Water is the most precious resource; we cannot live without it. As droughts increase, the need for water conservation grows. Navy showers and replacing water thirsty lawns are a start, but more needs to be done.
Consider what you use water for on a daily basis. Showering, washing dishes, laundry, cooking, and of course, drinking, are a few of the ways in which we require water. It is estimated that the average person can use up to 100 gallons of water a day. A toilet flush alone uses over a gallon. That is a lot of water you are paying for just to be flushed down the drain, literally.

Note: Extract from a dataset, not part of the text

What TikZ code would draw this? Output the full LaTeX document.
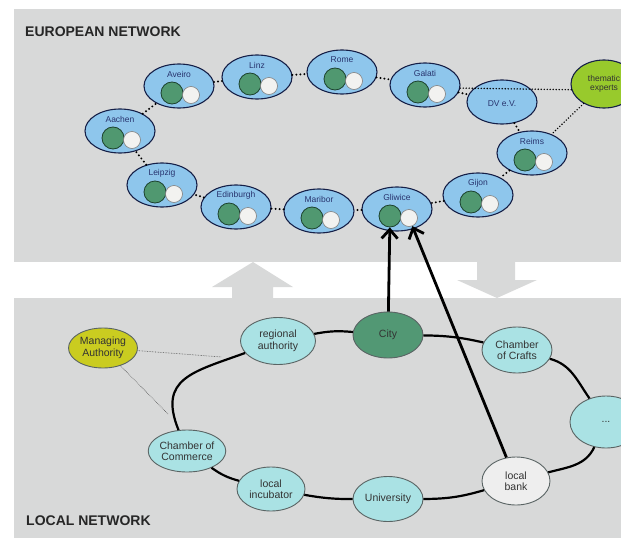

One of the benefits of collected rainwater is that this non-potable water source can replace the use of anything we may otherwise be concerned with drinking. Even better, it does not require the amount of energy, chemicals, and money that goes into filtering and transporting water. This means that toilets can flush, laundry can be done, and the garden can be watered -- all without relying on the tap. In turn, this can save up to 50% of our clean water consumption.
Consider the alternative of a drought. Areas that gain high amounts of rainfall can experience flooding and sewer overflow. At this point it is better to divert stormwater by utilizing a roof runoff system. It can prevent water pollution and conserve the water, to be better served in the future.
So why is it illegal in some states to capture the water that falls on your own property? It all has to do with water rights. The natural course of rainfall is not to be hindered as it will fall from the roof, onto the ground, and flow into a source that is rightfully owned by another entity. Disturbing that flow would be considered stealing from what someone else has a right to.
Yet only a small portion will make its way back into a water system. The majority that falls onto a roof will be evaporated. Considering the small chance that the roof runoff will return to property right owners seems an unjustifiable reason to prevent home-owners from collecting what falls onto their property.
While rainwater harvesting may not be the answer to the water shortage, it is a step in the right direction. In times of water scarcity, it is a viable source. Taking pressure off municipal water can save money, conserve water, and protect our resources.